こんにちは、総合南東北病院外科の中山祐次郎です。コロナ禍でずいぶんご無沙汰してしまいましたが、久しぶりの記事をお送りいたします。

 私生活では初めての子が生まれたり、2018年に出版した小説『泣くな研修医』がテレビ朝日系列でドラマ化されたりと、いろんなことがありました。

 さて、2019年の冬から始まった新型コロナウイルス感染症の世界的流行(パンデミック)。私たちは嫌というほどこの病名をニュースで見聞きし、恐ろしい数の死者を経験しました。290万人を超えるという下手な戦争よりも多い死者なのですから、とんでもない惨禍に世界中が見舞われました。

 そんななか、アジアの島国である我が国の、福島県という一地方でこぢんまりとサラリーマン医者をやっている40歳の私に起きたこと。非常にミクロな視点ではありますが、一医者に起きた経験談として、恥ずかしい失敗も含めて、どうしてもお伝えしておきたいと今、考えています。

 本原稿を書いているのはまだ風が肌寒い2021年3月の中ごろ。コロナウイルスのワクチンを接種した、まさに翌日のことです。これからワクチン接種が全国的に進めば、自然と感染症は終息に向かうかもしれません。2022年の夏ごろにはWHOが終息宣言を出していてくれ、という希望的観測を持ちつつお話をしてまいりましょう。

新型コロナウイルス感染症の拡大による影響は、外科でも決して小さくない。写真はイメージ(写真:123RF)
新型コロナウイルス感染症の拡大による影響は、外科でも決して小さくない。写真はイメージ(写真:123RF)

予想が大きく外れたコロナの感染拡大

 正直なところ、私はこの病気を初め「大したことはなさそうだ」と見ていました。

 この感染症が2020年1月に数人規模で国内に入り、大きな客船が封鎖され、などの報道を見ていて、私は「間違いなく国内で流行するが、死者が多数出るようなことはない」と確信していました。

 医者として理屈で考えると、呼吸器(=肺やのど)の感染症で、ウイルスが原因なのだから、くしゃみや咳による飛沫感染はあるだろう。
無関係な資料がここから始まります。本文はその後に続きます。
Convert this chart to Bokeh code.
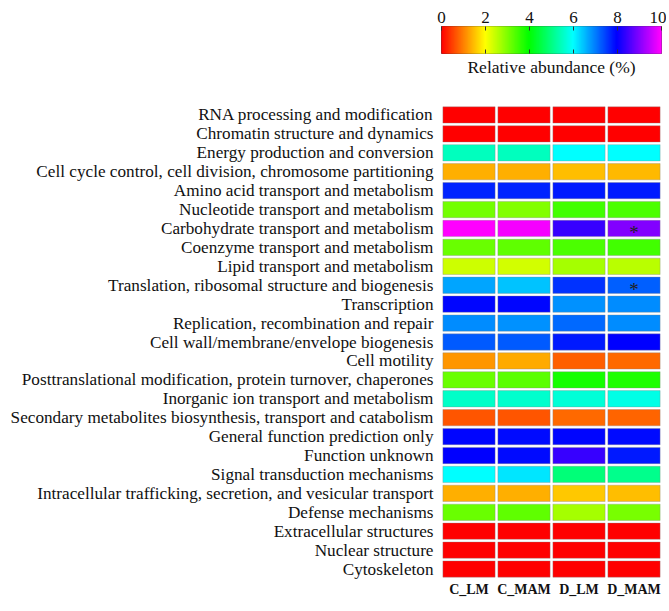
import colorsys
import numpy as np
from bokeh.plotting import figure
from bokeh.models import LinearColorMapper, ColumnDataSource, FixedTicker, Title
from bokeh.layouts import column
from bokeh.embed import file_html
from bokeh.resources import INLINE
from bokeh.core.properties import value

categories = [
    "RNA processing and modification",
    "Chromatin structure and dynamics",
    "Energy production and conversion",
    "Cell cycle control, cell division, chromosome partitioning",
    "Amino acid transport and metabolism",
    "Nucleotide transport and metabolism",
    "Carbohydrate transport and metabolism",
    "Coenzyme transport and metabolism",
    "Lipid transport and metabolism",
    "Translation, ribosomal structure and biogenesis",
    "Transcription",
    "Replication, recombination and repair",
    "Cell wall/membrane/envelope biogenesis",
    "Cell motility",
    "Posttranslational modification, protein turnover, chaperones",
    "Inorganic ion transport and metabolism",
    "Secondary metabolites biosynthesis, transport and catabolism",
    "General function prediction only",
    "Function unknown",
    "Signal transduction mechanisms",
    "Intracellular trafficking, secretion, and vesicular transport",
    "Defense mechanisms",
    "Extracellular structures",
    "Nuclear structure",
    "Cytoskeleton",
]
samples = ["C_LM", "C_MAM", "D_LM", "D_MAM"]

c_lm  = [0.0, 0.0, 5.5, 1.4, 7.7, 3.1, 10.0, 3.2, 2.4, 6.7, 7.95, 6.9, 7.3, 1.18, 3.2, 5.55, 0.7, 7.95, 8.0, 6.0, 1.4, 3.2, 0.0, 0.0, 0.0]
c_mam = [0.0, 0.0, 5.5, 1.4, 7.7, 3.0, 9.9, 3.25, 2.35, 6.45, 7.95, 6.85, 7.3, 1.33, 3.3, 5.6, 0.7, 7.9, 7.9, 6.2, 1.4, 3.25, 0.0, 0.0, 0.0]
d_lm  = [0.0, 0.0, 6.0, 1.5, 7.8, 3.5, 8.4, 3.4, 2.7, 7.6, 6.85, 7.15, 7.8, 0.78, 3.85, 5.7, 0.85, 7.95, 8.4, 4.95, 1.57, 2.7, 0.0, 0.0, 0.0]
d_mam = [0.0, 0.0, 6.0, 1.45, 7.8, 3.4, 9.0, 3.5, 2.55, 7.25, 6.9, 6.9, 8.0, 0.85, 3.75, 5.8, 0.8, 7.9, 7.8, 5.1, 1.5, 3.05, 0.0, 0.0, 0.0]

sig_categories = ["Carbohydrate transport and metabolism",
                  "Translation, ribosomal structure and biogenesis"]
sig_samples = ["D_MAM", "D_MAM"]

colorbar_ticks = [0, 2, 4, 6, 8, 10]
colorbar_title = "Relative abundance (%)"

FONT = "Liberation Serif"

palette = ['#%02x%02x%02x' % tuple(int(round(c * 255)) for c in colorsys.hsv_to_rgb(h / 360.0, 1, 1))
           for h in np.linspace(0, 300, 256)]
mapper = LinearColorMapper(palette=palette, low=0, high=10)

# ---------- colour bar ----------
cb = figure(width=666, height=100, x_range=(0, 10), y_range=(0, 1),
            output_backend="svg", toolbar_location=None,
            x_axis_location="above", y_axis_location=None,
            min_border_left=441, min_border_right=5, min_border_top=26, min_border_bottom=47)
edges = np.linspace(0, 10, len(palette) + 1)
cb.quad(left=edges[:-1], right=edges[1:], bottom=0, top=1,
        fill_color=palette, line_color=palette)
inner_ticks = colorbar_ticks[1:-1]
cb.scatter(x=inner_ticks, y=[0] * len(inner_ticks), marker="dash", angle=np.pi / 2,
           size=8, line_color="#333333", line_width=1)
cb.grid.visible = False
cb.outline_line_color = "#444444"
cb.outline_line_width = 1
top_ax = cb.above[0]
top_ax.ticker = FixedTicker(ticks=colorbar_ticks)
top_ax.axis_line_color = None
top_ax.major_tick_in = 4
top_ax.major_tick_out = 0
top_ax.major_tick_line_color = "#333333"
top_ax.minor_tick_line_color = None
top_ax.major_label_standoff = 4
top_ax.major_label_text_font = FONT
top_ax.major_label_text_font_size = "17px"
top_ax.major_label_text_color = "#111111"

cb.add_layout(Title(text=colorbar_title, align="center", text_font=FONT,
                    text_font_size="17.5px", text_font_style="normal",
                    text_color="#111111", standoff=2), "below")

# ---------- heatmap ----------
xs, ys, vals = [], [], []
for s, arr in zip(samples, [c_lm, c_mam, d_lm, d_mam]):
    for cat, v in zip(categories, arr):
        xs.append(s)
        ys.append(cat)
        vals.append(v)
src = ColumnDataSource(dict(x=xs, y=ys, v=vals))

p = figure(width=666, height=503, x_range=samples, y_range=list(reversed(categories)),
           output_backend="svg", toolbar_location=None,
           min_border_left=441, min_border_right=3, min_border_top=5, min_border_bottom=25)
p.rect(x="x", y="y", width=0.95, height=0.86, source=src,
       fill_color={"field": "v", "transform": mapper},
       line_color="#888888", line_alpha=0.35, line_width=1)
p.text(x=sig_samples, y=sig_categories, text=["*", "*"], text_align="center",
       text_baseline="middle", text_font=value(FONT), text_font_size="19px",
       y_offset=4, text_color="#222222")

p.grid.visible = False
p.outline_line_color = None
for ax in (p.xaxis[0], p.yaxis[0]):
    ax.axis_line_color = None
    ax.major_tick_line_color = None
    ax.minor_tick_line_color = None
    ax.major_tick_out = 0
    ax.major_tick_in = 0
    ax.minor_tick_out = 0
    ax.minor_tick_in = 0
p.yaxis.major_label_text_font = FONT
p.yaxis.major_label_text_font_size = "17.2px"
p.yaxis.major_label_text_color = "#111111"
p.yaxis.major_label_standoff = 8
p.xaxis.major_label_text_font = FONT
p.xaxis.major_label_text_font_size = "14px"
p.xaxis.major_label_text_font_style = "bold"
p.xaxis.major_label_text_color = "#111111"
p.xaxis.major_label_standoff = 3

layout = column(cb, p, spacing=0)
open("out.html", "w").write(file_html(layout, INLINE))
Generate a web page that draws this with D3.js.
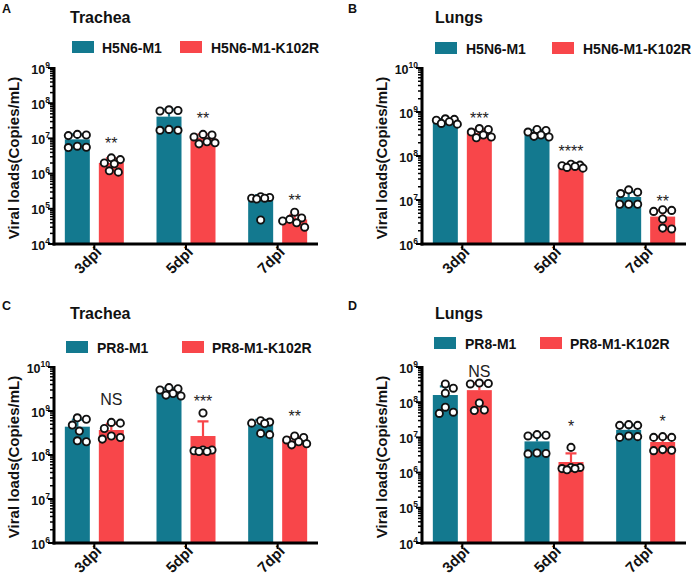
<!DOCTYPE html>
<html lang="en">
<head>
<meta charset="UTF-8" />
<title>Viral loads</title>
<style>
  body { margin: 0; background: #fff; }
  svg { display: block; font-family: "Liberation Sans", Arial, sans-serif; }
</style>
</head>
<body>
<div class="chart"></div>
<script src="https://cdn.jsdelivr.net/npm/d3@7"></script>
<script>

// ---- data ----
var days = ["3dpi", "5dpi", "7dpi"];

// A: H5N6, trachea
var aNames = ["H5N6-M1", "H5N6-M1-K102R"];
var aDomain = [1e4, 1e9];
var aWtMean = [9.4e6, 4.15e7, 1.8e5];
var aWtSd = [3.6e6, 2.4e7, 6.5e4];
var aWtDots = [[1.3e7, 1.25e7, 1.2e7, 6e6, 5.6e6, 5.5e6],
               [6.5e7, 6.2e7, 6.0e7, 1.8e7, 1.7e7, 1.7e7],
               [2.2e5, 2.1e5, 2.0e5, 2.0e5, 1.9e5, 4.8e4]];
var aMutMean = [2.0e6, 1.05e7, 5.0e4];
var aMutSd = [7e5, 2.5e6, 1.7e4];
var aMutDots = [[2.8e6, 2.5e6, 2.0e6, 1.9e6, 1.2e6, 1.1e6],
                [1.3e7, 1.25e7, 1.1e7, 8e6, 7.5e6, 7e6],
                [8e4, 5.5e4, 5e4, 4.5e4, 4e4, 3e4]];
var aSig = ["**", "**", "**"];
var aSigAt = [5.1e6, 2.6e7, 1.23e5];

// B: H5N6, lungs
var bNames = ["H5N6-M1", "H5N6-M1-K102R"];
var bDomain = [1e6, 1e10];
var bWtMean = [6.2e8, 3.4e8, 1.17e7];
var bWtSd = [7e7, 5e7, 3.5e6];
var bWtDots = [[7e8, 6.8e8, 6.5e8, 6e8, 5.5e8, 5.3e8],
               [4e8, 3.8e8, 3.5e8, 3e8, 2.8e8, 2.7e8],
               [1.7e7, 1.5e7, 1.4e7, 8e6, 8e6, 8e6]];
var bMutMean = [3.35e8, 6.0e7, 4.2e6];
var bMutSd = [6e7, 5e6, 1.6e6];
var bMutDots = [[4.2e8, 4e8, 3.5e8, 3e8, 2.7e8, 2.6e8],
                [6.5e7, 6.2e7, 6e7, 5.8e7, 5.5e7, 5.3e7],
                [6e6, 5.8e6, 5.5e6, 3.7e6, 2.3e6, 2.2e6]];
var bSig = ["***", "****", "**"];
var bSigAt = [5.4e8, 9.4e7, 6.8e6];

// C: PR8, trachea
var cNames = ["PR8-M1", "PR8-M1-K102R"];
var cDomain = [1e6, 1e10];
var cWtMean = [4.4e8, 2.77e9, 5.0e8];
var cWtSd = [2e8, 5e8, 1.3e8];
var cWtDots = [[7e8, 6.5e8, 4.8e8, 3.5e8, 2.1e8, 2.0e8],
               [3.4e9, 3.2e9, 3e9, 2.5e9, 2.3e9, 2.2e9],
               [6e8, 5.6e8, 5.3e8, 5.2e8, 3.1e8, 2.9e8]];
var cMutMean = [3.7e8, 2.7e8, 2.15e8];
var cMutSd = [1.4e8, 3.1e8, 4e7];
var cMutDots = [[5.5e8, 5.3e8, 4e8, 2.7e8, 2.5e8, 2.3e8],
                [9e8, 1.3e8, 1.3e8, 1.25e8, 1.2e8, 1.2e8],
                [2.7e8, 2.5e8, 2.2e8, 2e8, 1.8e8, 1.7e8]];
var cSig = ["NS", "***", "**"];
var cSigAt = [1.37e9, 1.23e9, 5.6e8];

// D: PR8, lungs
var dNames = ["PR8-M1", "PR8-M1-K102R"];
var dDomain = [1e4, 1e9];
var dWtMean = [1.6e8, 7.7e6, 1.64e7];
var dWtSd = [1.2e8, 4e6, 6e6];
var dWtDots = [[3.3e8, 2.5e8, 1.8e8, 7.2e7, 5.2e7, 4.8e7],
               [1.2e7, 1.15e7, 1.1e7, 3.6e6, 3.5e6, 3.4e6],
               [2.3e7, 2.2e7, 2.2e7, 1.1e7, 1.05e7, 1.0e7]];
var dMutMean = [2.2e8, 2.0e6, 7.4e6];
var dMutSd = [1.3e8, 1.5e6, 3e6];
var dMutDots = [[3.5e8, 3.4e8, 3.3e8, 9.5e7, 6e7, 5.8e7],
                [5.2e6, 1.4e6, 1.4e6, 1.3e6, 1.3e6, 1.2e6],
                [1.05e7, 1.0e7, 1.0e7, 4.5e6, 4.3e6, 4.2e6]];
var dSig = ["NS", "*", "*"];
var dSigAt = [5.1e8, 1.39e7, 1.93e7];

// ---- layout ----
var width = 696, height = 583;
var teal = "#13798f", red = "#f8464a";
var ink = "#111";

var panels = [
  {letter: "A", title: "Trachea", names: aNames, domain: aDomain,
   wt: [aWtMean, aWtSd, aWtDots], mut: [aMutMean, aMutSd, aMutDots], sig: aSig, sigAt: aSigAt,
   dx: 0, dy: 0, lx: [72, 102, 180, 211], ly: 41},
  {letter: "B", title: "Lungs", names: bNames, domain: bDomain,
   wt: [bWtMean, bWtSd, bWtDots], mut: [bMutMean, bMutSd, bMutDots], sig: bSig, sigAt: bSigAt,
   dx: 368, dy: 0, lx: [435, 466, 552, 583], ly: 42},
  {letter: "C", title: "Trachea", names: cNames, domain: cDomain,
   wt: [cWtMean, cWtSd, cWtDots], mut: [cMutMean, cMutSd, cMutDots], sig: cSig, sigAt: cSigAt,
   dx: 0, dy: 299, lx: [66, 97, 182, 212], ly: 341},
  {letter: "D", title: "Lungs", names: dNames, domain: dDomain,
   wt: [dWtMean, dWtSd, dWtDots], mut: [dMutMean, dMutSd, dMutDots], sig: dSig, sigAt: dSigAt,
   dx: 368, dy: 299, lx: [434, 465, 540, 570], ly: 337}
];

var svg = d3.select(".chart").append("svg")
    .attr("width", width)
    .attr("height", height);

var axisLayer = null;

panels.forEach(function(p, i) {
  var isTop = i < 2;
  svg.append("text")
     .attr("x", i % 2 ? 348 : 2).attr("y", isTop ? 13 : 310)
     .attr("font-size", 12.5).attr("font-weight", "bold").attr("fill", ink)
     .text(p.letter);
  svg.append("text")
     .attr("x", i % 2 ? 435 : 70).attr("y", isTop ? 23 : 319)
     .attr("font-size", 16).attr("font-weight", "bold").attr("fill", ink)
     .text(p.title);

  var leg = svg.append("g");
  [teal, red].forEach(function(c, k) {
    leg.append("rect")
       .attr("x", p.lx[k * 2]).attr("y", p.ly)
       .attr("width", 22).attr("height", 12)
       .attr("fill", c);
    leg.append("text")
       .attr("x", p.lx[k * 2 + 1]).attr("y", p.ly + 11.5)
       .attr("font-size", 14).attr("font-weight", "bold").attr("fill", ink)
       .text(p.names[k]);
  });

  drawPlot(p);
});

function drawPlot(p) {
  var g = svg.append("g").attr("transform", "translate(" + p.dx + "," + p.dy + ")");
  var left = 54, right = 318, ytop = 68, ybot = 244;

  var y = d3.scaleLog().domain(p.domain).range([ybot, ytop]);
  var x = d3.scalePoint().domain(days).range([left, right]).padding(0.44);

  var e0 = Math.round(Math.log10(p.domain[0])), e1 = Math.round(Math.log10(p.domain[1]));
  var majors = d3.range(e0, e1 + 1).map(function(e) { return Math.pow(10, e); });
  var minors = [];
  majors.slice(0, -1).forEach(function(m) {
    for (var k = 2; k < 10; k++) minors.push(m * k);
  });

  // bars
  var groups = [{s: p.wt, c: teal, off: -17}, {s: p.mut, c: red, off: 17}];
  groups.forEach(function(gr) {
    g.selectAll(null)
     .data(days)
     .enter()
     .append("rect")
     .attr("x", function(d) { return x(d) + gr.off - 12.5; })
     .attr("width", 25)
     .attr("y", function(d, j) { return y(gr.s[0][j]); })
     .attr("height", function(d, j) { return ybot - y(gr.s[0][j]); })
     .attr("fill", gr.c);

    // error bars (mean + SD)
    days.forEach(function(d, j) {
      var cx = x(d) + gr.off;
      var y0 = y(gr.s[0][j]), y1 = y(gr.s[0][j] + gr.s[1][j]);
      g.append("path")
       .attr("d", "M" + cx + "," + y0 + "V" + y1 + "M" + (cx - 5.5) + "," + y1 + "H" + (cx + 5.5))
       .attr("stroke", gr.c).attr("stroke-width", 2.2).attr("fill", "none");
    });

    // dots
    days.forEach(function(d, j) {
      var pts = swarm(gr.s[2][j], y);
      g.selectAll(null)
       .data(pts)
       .enter()
       .append("circle")
       .attr("cx", function(q) { return x(d) + gr.off + q.dx; })
       .attr("cy", function(q) { return q.y; })
       .attr("r", 3.6)
       .attr("fill", "#fff")
       .attr("stroke", ink)
       .attr("stroke-width", 1.9);
    });
  });

  // significance marks over the mutant bars
  g.selectAll(null)
   .data(days)
   .enter()
   .append("text")
   .attr("x", function(d) { return x(d) + 17; })
   .attr("y", function(d, j) { return y(p.sigAt[j]); })
   .attr("text-anchor", "middle")
   .attr("font-size", 16)
   .attr("fill", "#222")
   .text(function(d, j) { return p.sig[j]; });

  majors.forEach(function(m) {
    var t = g.append("text")
       .attr("x", 50).attr("y", y(m) + 5.5)
       .attr("text-anchor", "end")
       .attr("font-weight", "bold").attr("fill", ink);
    t.append("tspan").attr("font-size", 12.5).text("10");
    t.append("tspan").attr("font-size", 8.5).attr("dy", -6).text(Math.round(Math.log10(m)));
  });

  g.append("text")
   .attr("transform", "translate(19," + ((ytop + ybot) / 2 + 2) + ") rotate(-90)")
   .attr("text-anchor", "middle")
   .attr("font-size", 15).attr("font-weight", "bold").attr("fill", ink)
   .text("Viral loads(Copies/mL)");

  g.selectAll(null)
   .data(days)
   .enter()
   .append("text")
   .attr("transform", function(d) { return "translate(" + (x(d) + 8) + "," + (ybot + 9) + ") rotate(-45)"; })
   .attr("text-anchor", "end")
   .attr("font-size", 15).attr("font-weight", "bold").attr("fill", ink)
   .text(function(d) { return d; });

  // axes as black strips in page coordinates, on top of everything
  var ox = p.dx, oy = p.dy;
  var strips = [
    [ox + left - 1.5, oy + ytop - 1, 3, ybot - ytop + 2.5],
    [ox + left - 1.5, oy + ybot - 1.5, right - left + 1.5, 3]
  ];
  majors.forEach(function(m) { strips.push([ox + left - 6, oy + y(m) - 1, 6, 2]); });
  minors.forEach(function(m) { strips.push([ox + left - 4, oy + y(m) - 0.75, 4, 1.5]); });
  days.forEach(function(t) { strips.push([ox + x(t) - 1, oy + ybot, 2, 6]); });

  svg.selectAll(null)
     .data(strips)
     .enter()
     .append("rect")
     .attr("x", function(s) { return s[0]; })
     .attr("y", function(s) { return s[1]; })
     .attr("width", function(s) { return s[2]; })
     .attr("height", function(s) { return s[3]; })
     .style("fill", "#000");
}

// simple swarm layout: biggest values first, nudge sideways until free
function swarm(vals, y) {
  var placed = [];
  var minDist = 8.6;
  vals.slice().sort(function(a, b) { return b - a; }).forEach(function(v) {
    var py = y(v), best = 0, bestGap = -1;
    for (var s = 0; s <= 24; s++) {
      var off = (s % 2 ? 1 : -1) * Math.ceil(s / 2);
      var gap = d3.min(placed, function(q) { return Math.hypot(q.dx - off, q.y - py); });
      if (gap === undefined || gap >= minDist) { best = off; break; }
      if (gap > bestGap) { bestGap = gap; best = off; }
    }
    placed.push({dx: best, y: py});
  });
  return placed;
}
</script>
</body>
</html>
飛沫感染があるなら、とうてい水際対策で防ぎ切れるものではない。さらに日本の水際対策はザルで、諸外国のように強制的に隔離をしたり外出したら逮捕したりするようなことをしないので、国内に入ることは防げないだろう。

 そう予想しつつ、しかし都会だけでの流行ですむだろう、とも思っていたのです。特に私の住む人口約30万人の福島県郡山市は、観光客が多い街ではなく、強いて言えば東京へのアクセスがまあまあいい(東北新幹線で1時間半程度です)くらいで、あまり危険性を感じていなかったのですね。

 もっと言うと、当時はまだどんな病気か、特に、どれくらい人を死なせる病気かが分かっていなかったので、まあはしか(麻疹)ほどは恐ろしくないだろうし、ちょっと流行しても1シーズンで終わるだろう、と高をくくっておりました。日経ビジネスの私の連載でも、「まあ、大したことはないんじゃないですか」というトーンでした。

 ちなみに私は外科医ではありますが、医者になって11年目に京都大学大学院で公衆衛生を学んで修士号(MPHと言います)を取っており、かつ日本の感染症治療の雄である都立駒込病院で(外科ではありますが)働いていたため、感染症について一定の知識を持っていました。日本感染症学会のICD(インフェクションコントロールドクター:感染管理医師)という資格も持ち、実際に「病院内で院内感染を防ぐ」仕事にも携わっていたのです。

 その立場からも、「大したことはなさそうだけど、まだよく分からないな……」というのが正直なところでした。皆さんご存じの通り、この予想は大きく外れることになります。